Sulfur (S) cycling in a chestnut oak forest on Walker Branch Watershed, Tennessee, was dominated by geochemical processes involving sulfate. Even though available SO 42- was present far in excess of forest nutritional requirements, the ecosystem as a whole accumulated ∼60% of incoming SO4-S. Most (90%) of this accumulation occurred by SO 42- adsorption in sesquioxide-rich subsurface soils, with a relatively minor amount accumulating and cycling as SO 42- within vegetative components. Organic sulfates are thought to constitute a large proportion of total S in surface soils, also, and to provide a pool of readily mineralized available S within the ecosystem.

Mass balance of trace elements in Walker branch watershed: relation to coal-fired steam plants.

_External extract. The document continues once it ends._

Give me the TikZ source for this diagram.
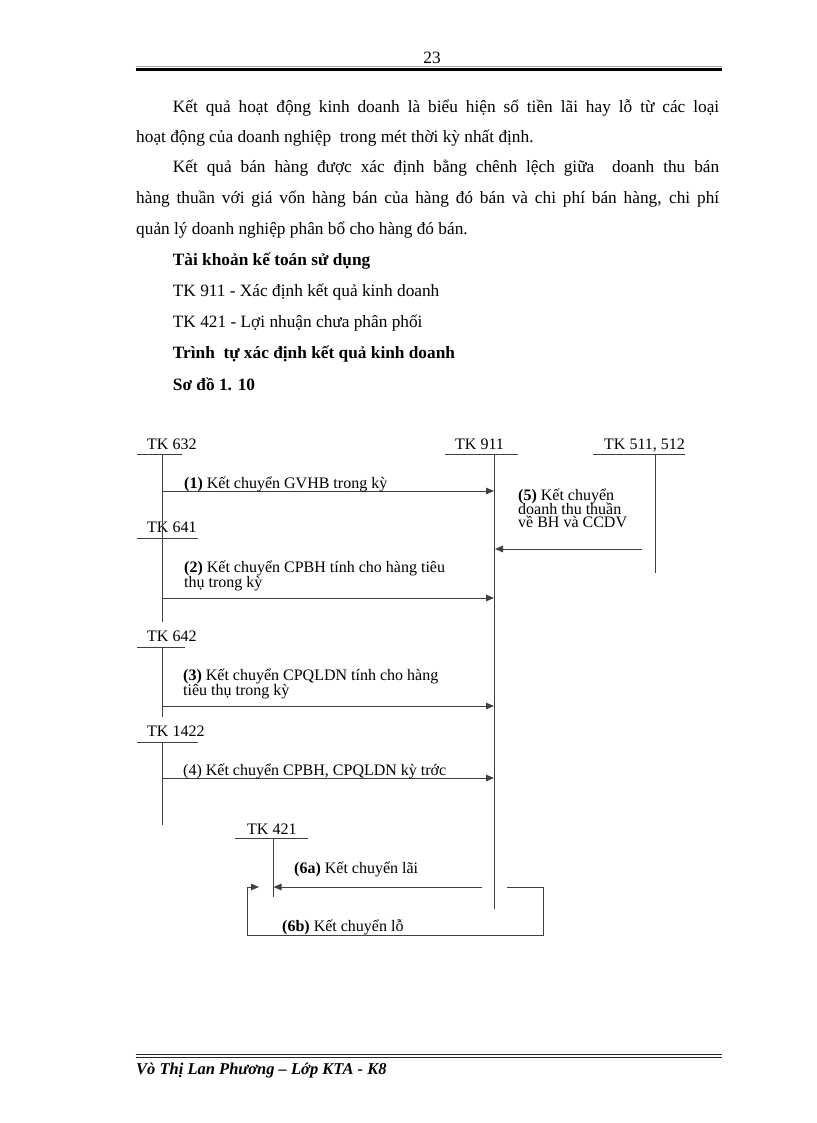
\documentclass[tikz,border=0pt]{standalone}
\usepackage{fontspec}
\setmainfont{Liberation Serif}
\usetikzlibrary{arrows.meta}
\begin{document}
\begin{tikzpicture}[x=1pt,y=-1pt,
  body/.style={anchor=base west, inner sep=0pt, font=\fontsize{17.3}{20}\selectfont},
  lab/.style={anchor=base west, inner sep=0pt, font=\fontsize{16}{18}\selectfont},
  acct/.style={line width=1pt, draw=black!75},
  arr/.style={line width=0.9pt, draw=black!75, -{Triangle[length=8pt,width=6.5pt]}},
]
\fill[white] (0,0) rectangle (816,1123);
\useasboundingbox (0,0) rectangle (816,1123);

% header
\node[anchor=base, inner sep=0pt, font=\fontsize{17.3}{20}\selectfont] (pg) at (432,63.5) {23};
\coordinate (hrl) at (135.5,69.3);
\coordinate (hrr) at (721.7,69.3);
\coordinate (hgl) at (135.5,66.6);
\coordinate (hgr) at (721.7,66.6);
\draw[black!35, line width=0.5pt] (hgl) -- (hgr);
\draw[line width=2.6pt] (hrl) -- (hrr);

% body text
\node[body] (p1) at (172.7,113) {\makebox[546.3pt][s]{Kết quả hoạt động kinh doanh là biểu hiện số tiền lãi hay lỗ từ các loại}};
\node[body] (p2) at (136,142.5) {hoạt động của doanh nghiệp\ \ trong mét thời kỳ nhất định.};
\node[body] (p3) at (172.7,173) {\makebox[546.3pt][s]{Kết quả bán hàng được xác định bằng chênh lệch giữa\ \ doanh thu bán}};
\node[body] (p4) at (136,204) {\makebox[583pt][s]{hàng thuần với giá vốn hàng bán của hàng đó bán và chi phí bán hàng, chi phí}};
\node[body] (p5) at (136,234.5) {quản lý doanh nghiệp phân bổ cho hàng đó bán.};
\node[body] (p6) at (172.7,265) {\bfseries Tài khoản kế toán sử dụng};
\node[body] (p7) at (172.7,296.5) {TK 911 - Xác định kết quả kinh doanh};
\node[body] (p8) at (172.7,327.5) {TK 421 - Lợi nhuận chưa phân phối};
\node[body] (p9) at (172.7,358.5) {\bfseries Trình\ \ tự xác định kết quả kinh doanh};
\node[body] (p10) at (172.7,390) {\bfseries Sơ đồ 1. 10};

% account labels
\node[lab] (tk632) at (147,449) {TK 632};
\node[lab] (tk641) at (147,532.7) {TK 641};
\node[lab] (tk642) at (147,641.7) {TK 642};
\node[lab] (tk1422) at (147,736.7) {TK 1422};
\node[lab] (tk911) at (455,449) {TK 911};
\node[lab] (tk511) at (604,449) {TK 511, 512};
\node[lab] (tk421) at (247,834) {TK 421};

% underlines
\coordinate (u632a) at (137,454); \coordinate (u632b) at (182,454);
\coordinate (u641a) at (137,538); \coordinate (u641b) at (198,538);
\coordinate (u642a) at (137,647); \coordinate (u642b) at (185,647);
\coordinate (u1422a) at (137,742); \coordinate (u1422b) at (198,742);
\coordinate (u911a) at (445,454); \coordinate (u911b) at (518,454);
\coordinate (u511a) at (593,454); \coordinate (u511b) at (685,454);
\coordinate (u421a) at (235,838); \coordinate (u421b) at (308,838);
\foreach \a/\b in {u632a/u632b,u641a/u641b,u642a/u642b,u1422a/u1422b,u911a/u911b,u511a/u511b,u421a/u421b}
  \draw[acct] (\a) -- (\b);

% account verticals
\coordinate (v632t) at (162,454); \coordinate (v632b) at (162,622);
\coordinate (v642t) at (162,647); \coordinate (v642b) at (162,717);
\coordinate (v1422t) at (162,742); \coordinate (v1422b) at (162,825);
\coordinate (v911t) at (494,454); \coordinate (v911b) at (494,909);
\coordinate (v511t) at (655,454); \coordinate (v511b) at (655,573);
\coordinate (v421t) at (273,838); \coordinate (v421b) at (273,897);
\draw[acct] (v632t) -- (v632b);
\draw[acct] (v642t) -- (v642b);
\draw[acct] (v1422t) -- (v1422b);
\draw[acct] (v911t) -- (v911b);
\draw[acct] (v511t) -- (v511b);
\draw[acct] (v421t) -- (v421b);

% arrows
\coordinate (a1s) at (162,491); \coordinate (a1e) at (494,491);
\coordinate (a2s) at (162,598); \coordinate (a2e) at (494,598);
\coordinate (a3s) at (162,706); \coordinate (a3e) at (494,706);
\coordinate (a4s) at (162,778); \coordinate (a4e) at (494,778);
\coordinate (a5s) at (642,549); \coordinate (a5e) at (495,549);
\coordinate (a6s) at (482,887); \coordinate (a6e) at (273.5,887);
\draw[arr] (a1s) -- (a1e);
\draw[arr] (a2s) -- (a2e);
\draw[arr] (a3s) -- (a3e);
\draw[arr] (a4s) -- (a4e);
\draw[arr] (a5s) -- (a5e);
\draw[arr] (a6s) -- (a6e);
\coordinate (b6s) at (507,887);
\coordinate (b6c1) at (543,887);
\coordinate (b6c2) at (543,935);
\coordinate (b6c3) at (247,935);
\coordinate (b6c4) at (247,887);
\coordinate (b6e) at (259,887);
\draw[arr] (b6s) -- (b6c1) -- (b6c2) -- (b6c3) -- (b6c4) -- (b6e);

% arrow labels
\node[lab] (l1) at (184,488) {\textbf{(1)} Kết chuyển GVHB trong kỳ};
\node[lab] (l2a) at (184,572) {\textbf{(2)} Kết chuyển CPBH tính cho hàng tiêu};
\node[lab] (l2b) at (184,587.5) {thụ trong kỳ};
\node[lab] (l3a) at (183,680.7) {\textbf{(3)} Kết chuyển CPQLDN tính cho hàng};
\node[lab] (l3b) at (183,695) {tiêu thụ trong kỳ};
\node[lab] (l4) at (183,775.7) {(4) Kết chuyển CPBH, CPQLDN kỳ trớc};
\node[lab] (l5a) at (518,500.7) {\textbf{(5)} Kết chuyển};
\node[lab] (l5b) at (518,514.3) {doanh thu thuần};
\node[lab] (l5c) at (518,527) {về BH và CCDV};
\node[lab] (l6a) at (294,873.3) {\textbf{(6a)} Kết chuyển lãi};
\node[lab] (l6b) at (282,931.7) {\textbf{(6b)} Kết chuyển lỗ};

% footer
\coordinate (f1l) at (135.5,1054.4); \coordinate (f1r) at (721.7,1054.4);
\coordinate (f2l) at (135.5,1057.4); \coordinate (f2r) at (721.7,1057.4);
\draw[line width=1.2pt, black!85] (f1l) -- (f1r);
\draw[line width=1.2pt, black!85] (f2l) -- (f2r);
\node[anchor=base west, inner sep=0pt, font=\fontsize{16.5}{19}\selectfont\bfseries\itshape] (foot) at (136,1074) {Vò Thị Lan Phương – Lớp KTA - K8};
\end{tikzpicture}
\end{document}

A mass balance study of trace element flows at the TVA Allen Steam Plant at Memphis showed that most of the released Hg, some Se, and probably most Cl and Br are discharged to the atmosphere as gases. The elements As, Cd, Cu, Ga, Mo, Pb, Sb, Se, and Zn were concentrated in fly ash compared to slag and were more concentrated in the ash discharged through the stack than in that collected by the precipitator, while Al, Ba, Ca, Ce, Co, Eu, Fe, Hf, K, La, Mg, Mn, Rb, Sm, Sr, Ta, Th, and Ti showed little preferential partitioning between the slag and the collected or discharged fly ash. The elements Cr, Cs, Na, Ni, U, and V exhibited behavior intermediate between the latter two groups. This information about stack emissions of trace elements from the Allen Plant was used to estimate the likely range of air concentrations and input (dry and wet deposition) to the Walker Branch Watershed. The watershed, which is on the ERDA reservation at Oak Ridge, is within 20 km of three coal-fired steam plants, two in the TVA system and one belonging to ERDA. The estimated input values are compared to measurements of Cd, Cr, Cu, Hg, Mn, Ni, Pb, and Zn in wet precipitation falling on the watershed during 1973 and 1974. Dry deposition of these elements could not be measured directly but estimates indicated that this could be of the same order of magnitude as the rainwater input. A six-month mass balance indicated that the watershed efficiently retains Pb (97-98% of the atmospheric input,) Cu (82-84%), while Cr (69%), Mn (57%), Zn (73%), and Hg (69%) are less well retained.